8) Ethics, Practice, and Inter-System Standards

  • Professional conduct: prohibition of misleading claims, mandatory display of qualifications and registration number.

  • Referral and co-management guidelines to ensure patient safety in cross-referrals with modern medicine where institutional protocols exist.

  • Emphasis on rational prescription, avoidance of spurious or adulterated drugs, and patient informed consent.

  • Encouragement of standard treatment guidelines grounded in classical literature and contemporary evidence.

9) Coordination with Other Bodies

  • Ministry of AYUSH: policy, budget, and programmatic integration (e.g., National AYUSH Mission).

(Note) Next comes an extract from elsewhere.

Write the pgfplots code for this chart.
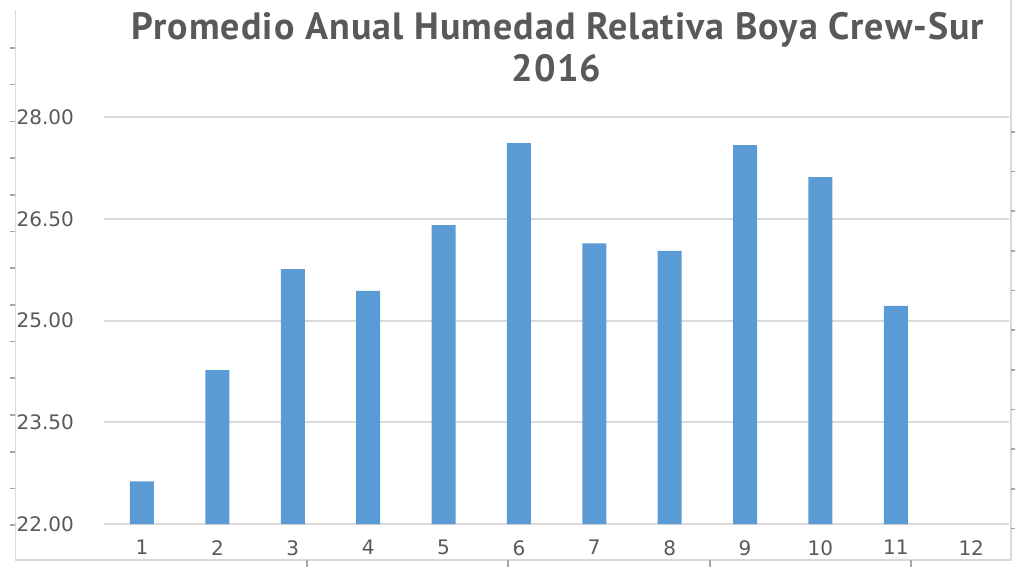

  • PCIM&H: pharmacopeial standards, monographs, quality norms for ASU&S drugs.

  • Research councils (CCRAS, CCRUM, CCRS): clinical trials, metanalyses, validation studies.

  • Universities/NAAC/NIRF: academic audits, institutional rankings.

  • NABH/NABL: clinical and laboratory accreditation for AYUSH hospitals/labs.

10) Reforms and Impact Areas

  • Merit-based admissions via NEET and standardized PG entry improved transparency.

  • Uniform curricula and teacher norms raising academic rigor.

  • Rating of colleges fosters competition and student-informed choices.

  • National Register streamlines practitioner verification and mobility.

  • Better alignment with public health programs and AYUSH HWCs.

  • Progressive integration of EBM principles: outcome audits, clinical documentation, and research capacity-building.

11) Challenges and Ongoing Priorities

  • Ensuring adequate patient load and clinical material across all colleges for meaningful training.

  • Faculty shortages and the need for robust teacher development and retention.

  • Upgrading labs, pharmacies, and libraries to meet contemporary standards.

  • Strengthening pharmacovigilance and addressing quality issues in raw drugs/formulations.

  • Building stronger evidence bases through high-quality trials without diluting classical principles.

  • Harmonizing Center–State roles in recognition, university affiliations, and inspections.

  • Scaling digital infrastructure and transparent dashboards for real-time compliance.